Two events that had far-reaching consequences occurred in 1983: On 25 June, against all odds, India won the cricket world cup; and on 14 December, a 796cc car, called Maruti, rolled out of its factory in Gurgaon. This year marks the 25th anniversary of both events.
Both were audacious efforts. One laid the foundation for India’s development as a key player in international cricket; the other stoked the middle-class consumer dream that would eventually power the country’s transformation into a trillion-dollar economy.
And, to think they almost didn’t happen.
Captain Kapil Dev rescued India after a tottering team had lost five batsmen for a mere 16 runs in a league encounter. Later, lesser-known members of the team logged stunning performances to upset first England in the semi-final, and then, reigning world champions West Indies.
The Maruti story was equally, if not more, compelling. What started out in 1971 as a pet project of Sanjay Gandhi, the political heir apparent of then prime minister Indira Gandhi, went bankrupt and was moved for liquidation in 1977. For three years it became a source of political conflict between the ruling Janata Party and a deposed Indira Gandhi. After her return to power in 1980, she revived the project. The assets of the erstwhile company, including the land in Gurgaon, were acquired under the Maruti Limited (Acquisition and Transfer of Undertakings) Act, 1980.
In 1981, Maruti Udyog Ltd (MUL), a 100% government owned company, was set up. It was the era of industrial licensing—though the first signals of its dismantling were apparent—and any company needed government permission to manufacture (being a public sector start-up helped).
14 December: Maruti’s silver anniversary. 7.44 million Maruti vehicles have been produced since 1983.
Over the next two years it came close, but didn’t quite manage to strike an alliance. Lost opportunities included partnerships with Renault, Volkswagen, Daihatsu and Suzuki.
In the case of the last, a second opportunity emerged almost by chance. In February 1982, a director of Suzuki Motor Corporation who was returning from a visit to a TVS plant in Chennai, chanced upon newspaper reports—ironically, when the deal was falling apart—on a likely tie-up between its competitor Daihatsu and MUL. That’s how, several meetings later, MUL and Suzuki became partners.
Around the same time, MUL undertook a consumer survey. “It was the first of its kind for a public sector company. In those days, the customer did not matter. The survey told us that the customer needed a fuel-efficient and low-cost car,” recalls R.C. Bhargava, one of the founding members of MUL’s management team and its current chairman.
What unfolded was almost sacrilegious for existing economic policy. It was a time when foreign collaborations were frowned upon; Indira Gandhi had nationalized banks a little more than a decade earlier. Yet, she agreed to allow a 40% foreign direct investment, or FDI, in the venture.

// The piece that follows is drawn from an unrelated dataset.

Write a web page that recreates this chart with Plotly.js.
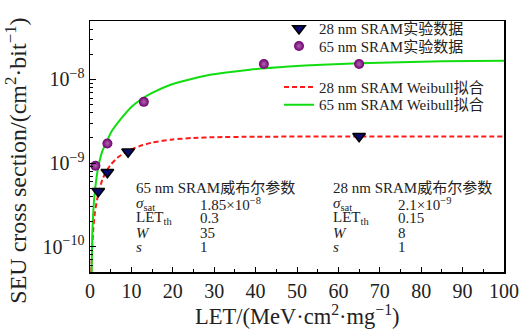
<!DOCTYPE html>
<html><head><meta charset="utf-8">
<script src="https://cdn.plot.ly/plotly-3.0.1.min.js"></script>
<style>html,body{margin:0;padding:0;background:#fff}</style>
</head><body><div id="chart" style="width:521px;height:329px"></div>
<script>
// Experimental data
const let28 = [2, 4.2, 9.2, 65];
const sig28 = [4.6e-10, 7.8e-10, 1.37e-9, 2.1e-9];
const let65 = [1.3, 4.2, 13, 42, 65];
const sig65 = [9.3e-10, 1.72e-9, 5.4e-9, 1.53e-8, 1.53e-8];
// Weibull fit curves
const fitLet65 = [0.4, 0.6, 1, 1.5, 2, 3, 4.35, 5, 7.5, 10, 12.4, 15, 19.3, 25, 29, 38.6, 48, 56, 65, 75, 85, 100];
const fitSig65 = [5e-11, 1.6e-10, 3.7e-10, 6.3e-10, 9e-10, 1.4e-9, 1.95e-9, 2.3e-9, 3.4e-9, 4.7e-9, 5.8e-9, 6.9e-9, 8.6e-9, 1.03e-8, 1.14e-8, 1.31e-8, 1.43e-8, 1.50e-8, 1.56e-8, 1.61e-8, 1.65e-8, 1.68e-8];
const fitLet28 = [0.3, 0.5, 0.8, 1.2, 2, 3, 4, 5, 7, 9, 12, 15, 20, 25, 30, 40, 60, 80, 100];
const fitSig28 = [5e-11, 9e-11, 1.65e-10, 2.6e-10, 4.3e-10, 6.4e-10, 8.1e-10, 9.6e-10, 1.2e-9, 1.38e-9, 1.6e-9, 1.76e-9, 1.92e-9, 2.0e-9, 2.04e-9, 2.07e-9, 2.08e-9, 2.08e-9, 2.08e-9];
// Legend names
const names = ['28 nm SRAM实验数据', '65 nm SRAM实验数据', '28 nm SRAM Weibull拟合', '65 nm SRAM Weibull拟合'];
// Parameter table
const tableTitles = ['65 nm SRAM威布尔参数', '28 nm SRAM威布尔参数'];
const paramNames = ['<i>σ</i><sub>sat</sub>', 'LET<sub>th</sub>', '<i>W</i>', '<i>s</i>'];
const params65 = ['1.85×10<sup>−8</sup>', '0.3', '35', '1'];
const params28 = ['2.1×10<sup>−9</sup>', '0.15', '8', '1'];
const yMajor = [1e-10, 1e-9, 1e-8];
const yMajorText = ['10<sup>−10</sup>', '10<sup>−9</sup>', '10<sup>−8</sup>'];
const yMinor = [6e-11,7e-11,8e-11,9e-11,2e-10,3e-10,4e-10,5e-10,6e-10,7e-10,8e-10,9e-10,2e-9,3e-9,4e-9,5e-9,6e-9,7e-9,8e-9,9e-9,2e-8,3e-8,4e-8,5e-8];
const xMajor = [0,10,20,30,40,50,60,70,80,90,100];
const xMinor = [5,15,25,35,45,55,65,75,85,95];
const xTitle = 'LET/(MeV·cm<sup>2</sup>·mg<sup>−1</sup>)';
const yTitle = 'SEU cross section/(cm<sup>2</sup>·bit<sup>−1</sup>)';

const FONT = "'Liberation Serif', 'Noto Sans CJK SC', serif";
const TXT = '#222';

const traces = [
  {x: fitLet28, y: fitSig28, mode: 'lines', name: names[2], legend: 'legend3',
   line: {color: '#ff1a1a', width: 2, dash: '5px,3px', shape: 'spline', smoothing: 0.6}},
  {x: fitLet65, y: fitSig65, mode: 'lines', name: names[3], legend: 'legend4',
   line: {color: '#11dd11', width: 2, shape: 'spline', smoothing: 0.6}},
  {x: let28, y: sig28, mode: 'markers', name: names[0], legend: 'legend',
   marker: {symbol: 'triangle-down', size: 11, color: '#0a0a6e', line: {color: '#000', width: 1.5}}},
  {x: let65, y: sig65, mode: 'markers', name: names[1], legend: 'legend2',
   marker: {symbol: 'circle', size: 10, color: '#6e006e', line: {width: 0},
            gradient: {type: 'radial', color: '#b064b0'}}}
];

const ann = [];
const px = (p) => (p - 90) / 414;
const py = (p) => (272 - p) / 257;
const rowsY = [202, 217, 232, 246];
function addTable(x0, x1, title, vals) {
  ann.push({xref: 'paper', yref: 'paper', x: px(x0), y: py(186), xanchor: 'left', yanchor: 'middle',
            text: title, showarrow: false, font: {family: FONT, size: 15, color: TXT}});
  for (let i = 0; i < paramNames.length; i++) {
    ann.push({xref: 'paper', yref: 'paper', x: px(x0), y: py(rowsY[i]), xanchor: 'left', yanchor: 'middle',
              text: paramNames[i], showarrow: false, font: {family: FONT, size: 15, color: TXT}});
    ann.push({xref: 'paper', yref: 'paper', x: px(x1), y: py(rowsY[i]), xanchor: 'left', yanchor: 'middle',
              text: vals[i], showarrow: false, font: {family: FONT, size: 15, color: TXT}});
  }
}
addTable(134, 198, tableTitles[0], params65);
addTable(331, 396, tableTitles[1], params28);
// axis titles as annotations (placed as in the reference)
ann.push({xref: 'paper', yref: 'paper', x: px(297), y: py(316), xanchor: 'center', yanchor: 'middle',
          text: xTitle, showarrow: false, font: {family: FONT, size: 22.5, color: TXT}});
ann.push({xref: 'paper', yref: 'paper', x: px(16), y: py(158), xanchor: 'center', yanchor: 'middle',
          textangle: -90, text: yTitle, showarrow: false, font: {family: FONT, size: 24, color: TXT}});

const rowTop = (c) => py(c - 20);
const legendBase = {xanchor: 'left', yanchor: 'top', bgcolor: 'rgba(0,0,0,0)', borderwidth: 0,
                    font: {family: FONT, size: 15, color: TXT}, itemwidth: 30};
const L = (c) => Object.assign({}, legendBase, {x: px(279), y: rowTop(c)});

const layout = {
  width: 521, height: 329,
  margin: {l: 90, r: 17, t: 15, b: 57},
  paper_bgcolor: '#fff', plot_bgcolor: '#fff',
  font: {family: FONT, color: TXT},
  showlegend: true,
  legend: L(26), legend2: L(44), legend3: L(86), legend4: L(104),
  xaxis: {range: [0, 100], tickvals: xMajor, ticks: 'inside', ticklen: 5,
          tickcolor: '#000', linecolor: '#000', linewidth: 1.5, mirror: true, showgrid: false, zeroline: false,
          tickfont: {family: FONT, size: 20, color: TXT},
          minor: {tickvals: xMinor, ticks: 'inside', ticklen: 3, tickcolor: '#000', showgrid: false}},
  yaxis: {type: 'log', range: [Math.log10(5e-11), Math.log10(5e-8)], tickvals: yMajor, ticktext: yMajorText,
          ticks: 'inside', ticklen: 6, tickcolor: '#000', linecolor: '#000', linewidth: 1.5, mirror: true,
          showgrid: false, zeroline: false, tickfont: {family: FONT, size: 20, color: TXT},
          minor: {tickvals: yMinor, ticks: 'inside', ticklen: 3, tickcolor: '#000', showgrid: false}},
  annotations: ann
};
Plotly.newPlot('chart', traces, layout, {displayModeBar: false, staticPlot: true});
</script></body></html>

“Mrs (Indira) Gandhi was very pragmatic,” recalls V. Krishnamurthy, the founding chairman of MUL and present chairman of the National Manufacturing Competitiveness Council. This collaboration with a foreign name was a first—at a time when this was on the negative list of foreign direct investment.
The government did much more. It lowered excise duties (it claimed Maruti was energy efficient), and customs tariffs so that the company could maintain its inaugural price of Rs47,500.
“It was the first time that the government looked at an investment with such flexibility. Our strategy on pricing was to peg it at 15 times the average (starting) salary of an executive, which then was Rs3,000. My slogan was that so long as the public saw value for money there would be no dearth of demand in this country,” says Krishnamurthy.
The former chairman says he wanted to develop a plant with a production capacity of 250,000 cars a year—more than five times the cars that were being sold in the country at that point of time! But not too many people were willing to bet on that number and eventually the company scaled down its capacity to 100,000—with the first phase restricted to 40,000 cars a year.
Illustration: Jayachandran / Mint
It was the first step of liberalization—a process that accelerated after Rajiv Gandhi took over as prime minister in 1984, and then dipped briefly before being dramatically revived in 1991 following an unprecedented economic crisis.
Along the way, MUL created an entire generation of entrepreneurs. Vendors were the key to indigenizing a car that was initially 97% imported. “Maruti told us that we had to supply components and not the raw products. This culture started with them,” recalls 72-year old K.R. Singh, then director of Trinity India Ltd and now an adviser to the company.
The company, which was set up in 1974 as Trinity Die Forgers Ltd, used to supply raw forgings to several automobile manufacturers in the country, who would then machine them into components. Life changed dramatically for the Pune-based firm in 1986 after it began supplying front wheel hubs—part of the front axle of the car—to MUL.
They began modestly, supplying components to fit 2,000 cars a month. However, as MUL expanded, adding new models such as the Omni, Gypsy and Esteem to its oeuvre, Trinity’s order book grew rapidly: It now supplies for about 25,000 automobiles a month. The expertise the company gained opened up entirely new opportunities and today Trinity supplies more components to Ford—for 36,000 cars a month—worldwide than to MUL.
No doubt a transformative story, compelling as none other in India’s modern economic history.